## [Written task]
The lines to print start at the one containing "Generate a Python" and end at the one containing "import seaborn as sns"; print them exactly, ends included, and only them.

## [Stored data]
◆ ◆ ◆ ◆
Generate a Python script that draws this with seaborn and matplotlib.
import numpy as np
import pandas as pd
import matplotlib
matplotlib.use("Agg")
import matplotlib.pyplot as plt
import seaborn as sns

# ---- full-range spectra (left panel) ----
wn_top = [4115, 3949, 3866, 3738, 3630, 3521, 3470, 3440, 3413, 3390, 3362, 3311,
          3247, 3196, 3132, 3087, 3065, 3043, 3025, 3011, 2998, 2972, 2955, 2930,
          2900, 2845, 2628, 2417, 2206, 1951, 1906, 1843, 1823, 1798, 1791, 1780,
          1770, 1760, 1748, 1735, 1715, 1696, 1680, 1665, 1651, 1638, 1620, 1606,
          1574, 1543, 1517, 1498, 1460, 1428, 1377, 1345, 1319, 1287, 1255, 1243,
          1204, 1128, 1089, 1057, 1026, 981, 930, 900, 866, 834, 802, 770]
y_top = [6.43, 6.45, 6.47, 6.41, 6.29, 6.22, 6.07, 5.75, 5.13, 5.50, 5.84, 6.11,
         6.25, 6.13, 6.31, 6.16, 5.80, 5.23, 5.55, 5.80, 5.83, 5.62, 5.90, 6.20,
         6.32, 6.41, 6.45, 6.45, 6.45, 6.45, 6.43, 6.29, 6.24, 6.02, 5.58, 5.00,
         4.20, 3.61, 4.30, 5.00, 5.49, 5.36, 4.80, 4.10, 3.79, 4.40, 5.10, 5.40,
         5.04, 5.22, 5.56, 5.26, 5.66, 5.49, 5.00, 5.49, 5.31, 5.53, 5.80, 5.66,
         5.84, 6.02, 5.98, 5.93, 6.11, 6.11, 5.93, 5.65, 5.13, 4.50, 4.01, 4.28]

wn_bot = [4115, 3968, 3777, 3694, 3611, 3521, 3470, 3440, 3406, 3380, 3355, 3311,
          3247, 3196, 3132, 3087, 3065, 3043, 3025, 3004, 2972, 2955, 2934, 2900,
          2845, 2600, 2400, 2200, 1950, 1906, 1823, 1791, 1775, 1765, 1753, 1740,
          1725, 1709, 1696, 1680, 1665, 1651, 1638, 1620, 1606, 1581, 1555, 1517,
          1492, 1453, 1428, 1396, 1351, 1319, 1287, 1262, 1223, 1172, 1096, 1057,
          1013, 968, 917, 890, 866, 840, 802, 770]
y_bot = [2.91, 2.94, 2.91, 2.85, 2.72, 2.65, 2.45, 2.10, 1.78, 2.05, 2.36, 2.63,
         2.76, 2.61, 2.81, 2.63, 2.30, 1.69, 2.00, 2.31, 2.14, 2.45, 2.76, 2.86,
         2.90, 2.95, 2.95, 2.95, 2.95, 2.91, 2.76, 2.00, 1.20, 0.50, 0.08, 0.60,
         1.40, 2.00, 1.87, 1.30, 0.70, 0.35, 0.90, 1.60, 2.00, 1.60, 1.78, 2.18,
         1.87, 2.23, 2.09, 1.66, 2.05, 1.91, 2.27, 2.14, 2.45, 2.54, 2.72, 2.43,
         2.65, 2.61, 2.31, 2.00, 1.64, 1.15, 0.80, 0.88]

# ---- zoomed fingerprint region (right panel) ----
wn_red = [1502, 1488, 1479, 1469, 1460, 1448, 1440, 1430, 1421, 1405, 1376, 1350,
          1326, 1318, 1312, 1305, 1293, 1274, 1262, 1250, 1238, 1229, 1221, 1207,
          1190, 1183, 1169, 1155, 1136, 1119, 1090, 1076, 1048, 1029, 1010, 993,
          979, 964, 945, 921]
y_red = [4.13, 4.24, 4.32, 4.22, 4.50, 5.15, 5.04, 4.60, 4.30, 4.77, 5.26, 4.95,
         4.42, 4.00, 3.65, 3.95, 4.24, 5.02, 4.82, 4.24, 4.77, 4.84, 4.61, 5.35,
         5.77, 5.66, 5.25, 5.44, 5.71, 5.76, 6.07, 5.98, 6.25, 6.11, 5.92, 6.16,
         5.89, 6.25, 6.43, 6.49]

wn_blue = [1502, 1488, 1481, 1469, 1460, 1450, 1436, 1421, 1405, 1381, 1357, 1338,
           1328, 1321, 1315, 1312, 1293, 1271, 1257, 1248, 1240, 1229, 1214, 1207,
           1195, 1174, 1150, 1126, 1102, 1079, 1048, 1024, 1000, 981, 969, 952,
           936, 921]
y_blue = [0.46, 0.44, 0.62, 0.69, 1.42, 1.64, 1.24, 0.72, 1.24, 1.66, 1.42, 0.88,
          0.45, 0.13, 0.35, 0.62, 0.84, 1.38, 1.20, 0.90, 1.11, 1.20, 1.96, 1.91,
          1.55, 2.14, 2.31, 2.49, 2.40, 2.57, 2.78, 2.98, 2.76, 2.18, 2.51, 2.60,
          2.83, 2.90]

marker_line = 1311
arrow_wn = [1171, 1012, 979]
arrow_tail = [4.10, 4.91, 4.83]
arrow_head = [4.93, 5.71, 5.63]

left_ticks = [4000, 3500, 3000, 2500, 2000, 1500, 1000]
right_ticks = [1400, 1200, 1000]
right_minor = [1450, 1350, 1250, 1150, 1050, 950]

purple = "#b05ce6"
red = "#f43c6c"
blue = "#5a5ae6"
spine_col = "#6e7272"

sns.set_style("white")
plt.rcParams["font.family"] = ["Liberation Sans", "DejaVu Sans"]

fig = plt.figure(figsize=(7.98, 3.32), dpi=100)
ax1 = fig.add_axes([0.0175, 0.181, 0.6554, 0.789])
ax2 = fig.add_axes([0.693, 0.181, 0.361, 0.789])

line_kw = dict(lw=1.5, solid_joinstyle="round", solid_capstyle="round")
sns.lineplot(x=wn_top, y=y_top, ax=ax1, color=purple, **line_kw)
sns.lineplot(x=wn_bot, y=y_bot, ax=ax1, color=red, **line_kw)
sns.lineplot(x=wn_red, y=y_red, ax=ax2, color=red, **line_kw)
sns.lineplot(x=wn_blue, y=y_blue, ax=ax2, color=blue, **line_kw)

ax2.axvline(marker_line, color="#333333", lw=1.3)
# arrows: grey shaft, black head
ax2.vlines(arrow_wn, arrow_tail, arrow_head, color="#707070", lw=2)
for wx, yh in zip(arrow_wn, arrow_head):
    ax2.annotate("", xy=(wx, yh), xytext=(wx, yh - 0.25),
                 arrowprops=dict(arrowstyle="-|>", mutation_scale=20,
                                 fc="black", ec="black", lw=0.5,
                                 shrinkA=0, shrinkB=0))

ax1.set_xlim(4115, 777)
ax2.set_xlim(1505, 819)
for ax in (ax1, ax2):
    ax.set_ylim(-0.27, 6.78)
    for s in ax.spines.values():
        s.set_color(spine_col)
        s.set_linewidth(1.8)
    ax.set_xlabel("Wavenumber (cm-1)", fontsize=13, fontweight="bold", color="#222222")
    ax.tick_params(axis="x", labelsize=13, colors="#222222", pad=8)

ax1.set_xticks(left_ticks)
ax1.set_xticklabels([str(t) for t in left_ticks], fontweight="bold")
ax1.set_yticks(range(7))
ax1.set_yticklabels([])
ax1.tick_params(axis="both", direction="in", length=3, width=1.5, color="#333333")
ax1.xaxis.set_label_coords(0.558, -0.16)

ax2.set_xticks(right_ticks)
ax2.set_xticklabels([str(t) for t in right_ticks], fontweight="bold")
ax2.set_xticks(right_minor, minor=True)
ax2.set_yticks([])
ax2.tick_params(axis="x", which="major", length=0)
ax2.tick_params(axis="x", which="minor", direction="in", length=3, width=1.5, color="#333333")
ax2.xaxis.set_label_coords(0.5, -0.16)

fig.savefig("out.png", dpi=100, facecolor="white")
◆ ◆ ◆ ◆
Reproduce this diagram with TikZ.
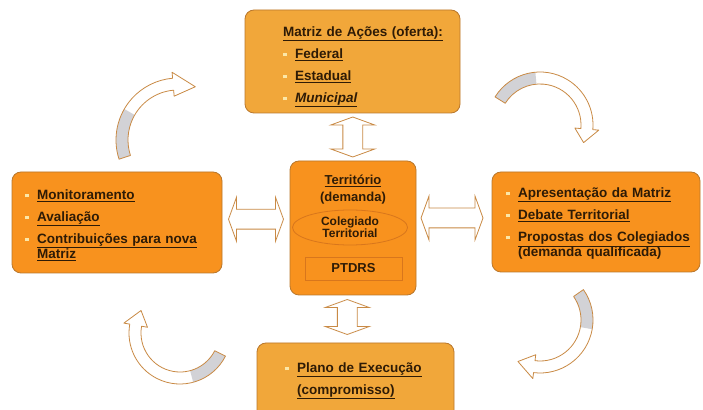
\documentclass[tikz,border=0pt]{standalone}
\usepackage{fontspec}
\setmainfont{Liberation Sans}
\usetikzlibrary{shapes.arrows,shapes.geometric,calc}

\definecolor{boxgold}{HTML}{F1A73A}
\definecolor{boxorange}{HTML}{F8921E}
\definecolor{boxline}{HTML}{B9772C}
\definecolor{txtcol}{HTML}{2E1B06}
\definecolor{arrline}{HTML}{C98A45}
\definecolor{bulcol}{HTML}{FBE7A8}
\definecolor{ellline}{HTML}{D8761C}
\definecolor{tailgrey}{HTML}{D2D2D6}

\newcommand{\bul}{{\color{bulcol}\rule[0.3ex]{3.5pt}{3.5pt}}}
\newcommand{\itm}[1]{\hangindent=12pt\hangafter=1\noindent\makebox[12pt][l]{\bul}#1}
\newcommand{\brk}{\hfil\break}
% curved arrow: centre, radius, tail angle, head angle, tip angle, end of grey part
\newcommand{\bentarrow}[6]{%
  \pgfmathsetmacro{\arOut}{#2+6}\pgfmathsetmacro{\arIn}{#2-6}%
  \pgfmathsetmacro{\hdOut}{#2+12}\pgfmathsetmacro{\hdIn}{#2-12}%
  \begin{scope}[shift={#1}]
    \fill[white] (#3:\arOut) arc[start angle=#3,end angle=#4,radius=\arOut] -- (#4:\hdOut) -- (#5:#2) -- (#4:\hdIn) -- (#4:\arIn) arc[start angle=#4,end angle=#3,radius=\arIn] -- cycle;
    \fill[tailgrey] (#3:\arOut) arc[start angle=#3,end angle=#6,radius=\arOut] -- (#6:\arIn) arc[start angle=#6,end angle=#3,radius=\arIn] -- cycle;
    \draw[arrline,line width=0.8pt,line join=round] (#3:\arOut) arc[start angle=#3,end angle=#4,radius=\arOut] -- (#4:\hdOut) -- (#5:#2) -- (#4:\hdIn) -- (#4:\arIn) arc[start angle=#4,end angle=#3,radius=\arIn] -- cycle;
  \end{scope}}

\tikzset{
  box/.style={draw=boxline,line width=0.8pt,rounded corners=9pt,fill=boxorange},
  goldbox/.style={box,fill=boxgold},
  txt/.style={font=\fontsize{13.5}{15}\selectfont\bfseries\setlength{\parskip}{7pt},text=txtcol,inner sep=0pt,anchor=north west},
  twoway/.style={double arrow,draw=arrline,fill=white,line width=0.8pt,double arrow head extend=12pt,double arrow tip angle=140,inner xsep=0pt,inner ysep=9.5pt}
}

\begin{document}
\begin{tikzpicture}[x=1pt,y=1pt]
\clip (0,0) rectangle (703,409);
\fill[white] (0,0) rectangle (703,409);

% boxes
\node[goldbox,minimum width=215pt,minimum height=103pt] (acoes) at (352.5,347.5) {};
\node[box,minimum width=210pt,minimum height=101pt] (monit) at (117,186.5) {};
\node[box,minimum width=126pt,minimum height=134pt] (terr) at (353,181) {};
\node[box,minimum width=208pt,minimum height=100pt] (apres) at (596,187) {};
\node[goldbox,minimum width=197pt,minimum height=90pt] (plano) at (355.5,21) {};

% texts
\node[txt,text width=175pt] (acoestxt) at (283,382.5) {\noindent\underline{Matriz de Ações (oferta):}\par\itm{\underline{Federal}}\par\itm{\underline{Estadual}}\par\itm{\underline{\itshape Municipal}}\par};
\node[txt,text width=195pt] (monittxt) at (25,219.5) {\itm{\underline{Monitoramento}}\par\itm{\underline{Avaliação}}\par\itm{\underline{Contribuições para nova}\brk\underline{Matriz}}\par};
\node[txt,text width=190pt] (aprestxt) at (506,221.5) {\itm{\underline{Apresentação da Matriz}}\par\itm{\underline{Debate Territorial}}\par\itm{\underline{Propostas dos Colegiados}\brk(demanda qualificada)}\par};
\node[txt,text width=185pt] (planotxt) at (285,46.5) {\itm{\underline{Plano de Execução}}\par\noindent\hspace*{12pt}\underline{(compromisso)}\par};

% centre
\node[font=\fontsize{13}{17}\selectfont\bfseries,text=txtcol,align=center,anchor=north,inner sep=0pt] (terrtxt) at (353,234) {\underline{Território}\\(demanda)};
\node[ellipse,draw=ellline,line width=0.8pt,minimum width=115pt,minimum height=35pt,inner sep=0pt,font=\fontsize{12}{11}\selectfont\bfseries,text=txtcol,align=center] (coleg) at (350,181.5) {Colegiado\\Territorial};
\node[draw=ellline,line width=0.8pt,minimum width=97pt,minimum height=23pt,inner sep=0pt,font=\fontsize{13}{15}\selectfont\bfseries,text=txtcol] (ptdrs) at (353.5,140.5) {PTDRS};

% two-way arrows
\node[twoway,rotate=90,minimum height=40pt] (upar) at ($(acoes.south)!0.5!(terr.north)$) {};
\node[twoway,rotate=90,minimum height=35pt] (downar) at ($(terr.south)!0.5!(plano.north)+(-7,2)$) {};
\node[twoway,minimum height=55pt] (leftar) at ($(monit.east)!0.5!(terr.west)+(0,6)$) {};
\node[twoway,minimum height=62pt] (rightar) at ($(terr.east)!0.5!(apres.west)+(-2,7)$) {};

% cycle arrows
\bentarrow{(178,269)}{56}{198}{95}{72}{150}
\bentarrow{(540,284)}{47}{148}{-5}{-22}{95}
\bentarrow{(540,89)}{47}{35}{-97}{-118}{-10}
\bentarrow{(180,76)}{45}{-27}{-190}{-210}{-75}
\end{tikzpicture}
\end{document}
◆ ◆ ◆ ◆
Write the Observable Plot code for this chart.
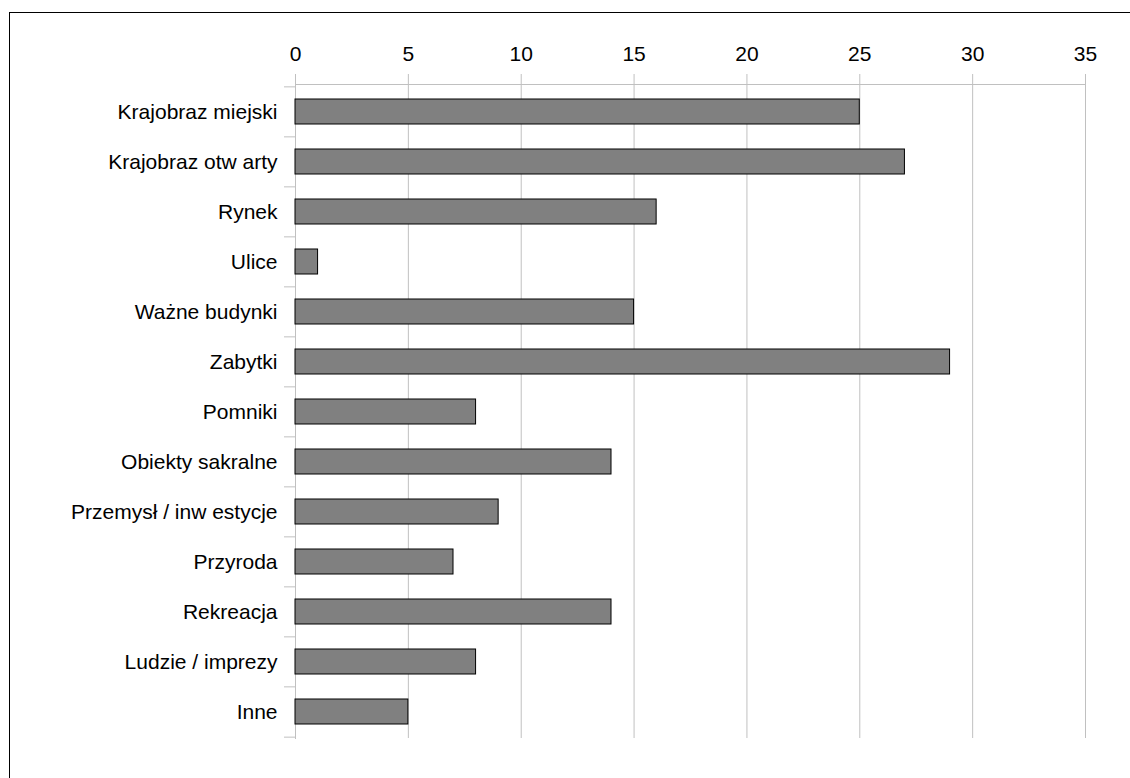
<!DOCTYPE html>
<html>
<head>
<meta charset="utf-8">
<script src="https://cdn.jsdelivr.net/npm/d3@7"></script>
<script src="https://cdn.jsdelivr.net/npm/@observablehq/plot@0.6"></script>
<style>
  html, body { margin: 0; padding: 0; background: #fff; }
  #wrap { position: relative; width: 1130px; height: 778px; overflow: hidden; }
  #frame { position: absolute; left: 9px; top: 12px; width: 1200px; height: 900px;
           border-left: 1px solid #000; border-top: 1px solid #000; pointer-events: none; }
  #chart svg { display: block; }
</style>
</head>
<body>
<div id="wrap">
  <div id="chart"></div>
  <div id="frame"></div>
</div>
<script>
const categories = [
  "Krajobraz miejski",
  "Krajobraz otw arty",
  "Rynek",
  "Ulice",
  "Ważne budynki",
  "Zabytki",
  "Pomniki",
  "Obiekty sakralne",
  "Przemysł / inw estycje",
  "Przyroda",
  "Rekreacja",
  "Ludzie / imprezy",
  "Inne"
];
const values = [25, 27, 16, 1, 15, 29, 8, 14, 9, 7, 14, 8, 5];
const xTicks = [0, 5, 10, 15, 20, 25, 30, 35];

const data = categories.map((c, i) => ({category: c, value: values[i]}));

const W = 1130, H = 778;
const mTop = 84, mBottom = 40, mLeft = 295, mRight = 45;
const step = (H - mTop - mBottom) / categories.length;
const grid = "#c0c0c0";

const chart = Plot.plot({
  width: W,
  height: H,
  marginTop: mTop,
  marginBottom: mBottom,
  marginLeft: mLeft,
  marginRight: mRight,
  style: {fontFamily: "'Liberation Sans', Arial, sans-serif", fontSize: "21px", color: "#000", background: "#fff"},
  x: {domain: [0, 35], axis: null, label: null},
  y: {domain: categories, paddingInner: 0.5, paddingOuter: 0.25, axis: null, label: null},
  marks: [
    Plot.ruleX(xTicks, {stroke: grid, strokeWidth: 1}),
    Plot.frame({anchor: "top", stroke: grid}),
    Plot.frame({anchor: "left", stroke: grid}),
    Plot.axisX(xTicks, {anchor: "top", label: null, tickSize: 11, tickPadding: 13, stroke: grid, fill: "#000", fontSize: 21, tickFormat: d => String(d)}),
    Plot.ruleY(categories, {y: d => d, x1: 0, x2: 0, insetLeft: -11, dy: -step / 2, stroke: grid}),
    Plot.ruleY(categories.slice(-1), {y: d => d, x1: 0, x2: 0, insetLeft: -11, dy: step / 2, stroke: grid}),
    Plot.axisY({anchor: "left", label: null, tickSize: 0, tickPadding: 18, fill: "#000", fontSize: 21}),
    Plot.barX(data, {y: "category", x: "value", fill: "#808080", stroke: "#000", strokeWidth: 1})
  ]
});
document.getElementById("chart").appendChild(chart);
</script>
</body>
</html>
◆ ◆ ◆ ◆
## [Problem solution]
Generate a Python script that draws this with seaborn and matplotlib.
import numpy as np
import pandas as pd
import matplotlib
matplotlib.use("Agg")
import matplotlib.pyplot as plt
import seaborn as sns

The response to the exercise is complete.